(COLLECTED DATA)
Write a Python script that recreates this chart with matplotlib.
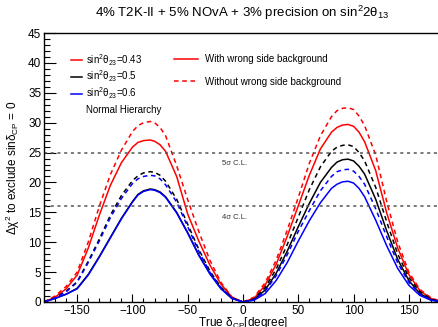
import matplotlib
matplotlib.use("Agg")
import matplotlib.pyplot as plt
from matplotlib.lines import Line2D
from matplotlib.ticker import MultipleLocator

plt.rcParams['font.family'] = ['Liberation Sans', 'DejaVu Sans']
plt.rcParams['mathtext.fontset'] = 'custom'
plt.rcParams['mathtext.rm'] = 'Liberation Sans'
plt.rcParams['mathtext.it'] = 'Liberation Sans'

# true delta_CP sampling (degree)
delta_left = [-180, -170, -160, -150, -140, -130, -120, -110, -100, -95, -90,
              -84, -80, -75, -70, -60, -50, -40, -30, -20, -10, 0]
delta_right = [0, 10, 20, 30, 40, 50, 60, 70, 80, 85, 90,
               95, 100, 105, 110, 120, 130, 140, 150, 160, 170, 180]

# left lobe (delta < 0)
red_solid_L = [0, 0.8, 2.2, 4.5, 9.0, 14.5, 19.5, 23.3, 25.9, 26.7, 27.0,
               27.1, 26.9, 26.3, 25.2, 21.0, 14.7, 10.2, 6.2, 3.0, 0.8, 0]
red_dash_L = [0, 1.0, 2.6, 5.0, 10.0, 16.0, 21.3, 25.4, 28.5, 29.5, 30.0,
              30.2, 30.0, 29.2, 27.8, 22.8, 17.1, 11.8, 7.0, 3.3, 0.8, 0]
black_solid_L = [0, 0.6, 1.3, 2.3, 4.6, 7.6, 10.8, 14.0, 16.8, 18.0, 18.6,
                 18.9, 18.8, 18.4, 17.6, 15.0, 11.6, 7.9, 4.8, 2.3, 0.6, 0]
black_dash_L = [0, 0.7, 1.8, 3.4, 6.8, 10.5, 14.5, 17.8, 20.3, 21.1, 21.6,
                21.8, 21.7, 21.2, 20.2, 17.2, 13.0, 8.8, 5.2, 2.5, 0.7, 0]
blue_solid_L = [0, 0.6, 1.3, 2.2, 4.5, 7.5, 10.7, 13.9, 16.7, 17.9, 18.5,
                18.8, 18.7, 18.3, 17.5, 14.9, 11.5, 7.8, 4.7, 2.2, 0.6, 0]
blue_dash_L = [0, 0.7, 1.7, 3.3, 6.6, 10.2, 14.1, 17.3, 19.8, 20.6, 21.0,
               21.2, 21.1, 20.6, 19.6, 16.7, 12.6, 8.5, 5.0, 2.4, 0.6, 0]

# right lobe (delta > 0)
red_solid_R = [0, 0.6, 2.8, 6.3, 11.0, 16.1, 21.2, 25.6, 28.4, 29.2, 29.6,
               29.7, 29.4, 28.4, 26.8, 22.0, 14.9, 9.0, 4.6, 1.9, 0.6, 0]
red_dash_R = [0, 0.8, 3.2, 7.0, 12.0, 17.5, 23.2, 27.8, 31.0, 32.0, 32.4,
              32.5, 32.2, 31.1, 29.5, 24.6, 16.8, 10.0, 5.0, 2.1, 0.7, 0]
black_solid_R = [0, 0.4, 2.0, 4.8, 8.5, 12.6, 16.5, 20.0, 22.5, 23.4, 23.8,
                 23.9, 23.6, 22.7, 21.4, 17.2, 11.9, 7.1, 3.6, 1.4, 0.4, 0]
black_dash_R = [0, 0.5, 2.4, 5.5, 9.6, 14.2, 18.8, 22.6, 25.2, 25.9, 26.2,
                26.3, 26.0, 25.0, 23.6, 19.2, 13.4, 8.0, 4.1, 1.7, 0.5, 0]
blue_solid_R = [0, 0.3, 1.4, 3.6, 6.6, 10.2, 13.6, 16.6, 19.0, 19.7, 20.1,
                20.2, 19.9, 19.0, 17.6, 13.7, 9.4, 5.6, 2.8, 1.1, 0.3, 0]
blue_dash_R = [0, 0.4, 1.8, 4.4, 7.9, 11.8, 15.3, 18.6, 21.0, 21.8, 22.1,
               22.2, 21.9, 21.0, 19.7, 15.6, 10.9, 6.5, 3.3, 1.3, 0.4, 0]

cl_levels = [25, 16]
cl_labels = ['5\u03c3 C.L.', '4\u03c3 C.L.']

fig = plt.figure(figsize=(4.39, 3.27), dpi=100)
ax = fig.add_axes([44 / 439, 25 / 327, 398 / 439, 269 / 327])

lw = 1.1
dash = (3.0, 2.4)
curves = [
    ('red', red_solid_L, red_dash_L, red_solid_R, red_dash_R),
    ('black', black_solid_L, black_dash_L, black_solid_R, black_dash_R),
    ('blue', blue_solid_L, blue_dash_L, blue_solid_R, blue_dash_R),
]
for col, sl, dl, sr, dr in curves:
    ax.plot(delta_left, sl, color=col, lw=lw)
    ax.plot(delta_right, sr, color=col, lw=lw)
    ax.plot(delta_left, dl, color=col, lw=lw, dashes=dash)
    ax.plot(delta_right, dr, color=col, lw=lw, dashes=dash)

for lev, lab in zip(cl_levels, cl_labels):
    ax.axhline(lev, color='#555555', lw=1.1, dashes=(2, 2.4))
    ax.text(-19, lev - 1.8, lab, fontsize=5.5, color='#333333', va='center')

ax.set_xlim(-180, 180)
ax.set_ylim(0, 45)
ax.xaxis.set_major_locator(MultipleLocator(50))
ax.xaxis.set_minor_locator(MultipleLocator(10))
ax.yaxis.set_major_locator(MultipleLocator(5))
ax.yaxis.set_minor_locator(MultipleLocator(1))
ax.tick_params(axis='both', which='both', direction='in', labelsize=8.5,
               width=0.8, pad=2)
ax.tick_params(axis='x', which='major', length=5.8)
ax.tick_params(axis='x', which='minor', length=2.9)
ax.tick_params(axis='y', which='major', length=8.6)
ax.tick_params(axis='y', which='minor', length=4.3)
for sp in ax.spines.values():
    sp.set_linewidth(1.0)

ax.set_xlabel('True \u03b4$_{CP}$[degree]', fontsize=8.5, labelpad=-1)
ax.set_ylabel('\u0394\u03c7$^{2}$ to exclude sin\u03b4$_{CP}$ = 0',
              fontsize=8.5, labelpad=4)
fig.text(242 / 439, 1 - 13 / 327,
         '4% T2K-II + 5% NOvA + 3% precision on sin$^{2}$2\u03b8$_{13}$',
         ha='center', va='center', fontsize=9.5)

h1 = [Line2D([], [], color=c, lw=lw) for c in ['red', 'black', 'blue']]
l1 = ['sin$^{2}$\u03b8$_{23}$=0.43', 'sin$^{2}$\u03b8$_{23}$=0.5',
      'sin$^{2}$\u03b8$_{23}$=0.6']
leg1 = ax.legend(h1, l1, loc='upper left', bbox_to_anchor=(71 / 439, 1 - 52 / 327),
                 bbox_transform=fig.transFigure, frameon=False, fontsize=7,
                 borderpad=0, borderaxespad=0, handlelength=1.15,
                 handletextpad=0.4, labelspacing=0.1)
ax.add_artist(leg1)
fig.text(86 / 439, 1 - 110 / 327, 'Normal Hierarchy', fontsize=7, va='center')

h2 = [Line2D([], [], color='red', lw=lw),
      Line2D([], [], color='red', lw=lw, dashes=dash)]
l2 = ['With wrong side background', 'Without wrong side background']
ax.legend(h2, l2, loc='upper left', bbox_to_anchor=(174 / 439, 1 - 54 / 327),
          bbox_transform=fig.transFigure, frameon=False, fontsize=7,
          borderpad=0, borderaxespad=0, handlelength=2.5,
          handletextpad=0.7, labelspacing=1.3)

fig.savefig('out.png', dpi=100)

(WHAT YOU WILL DO)
Take the material above from its first line through the line holding "from matplotlib.ticker import MultipleLocator" and set it down exactly, without the pictures.

(TASK RESULT)
Write a Python script that recreates this chart with matplotlib.
import matplotlib
matplotlib.use("Agg")
import matplotlib.pyplot as plt
from matplotlib.lines import Line2D
from matplotlib.ticker import MultipleLocator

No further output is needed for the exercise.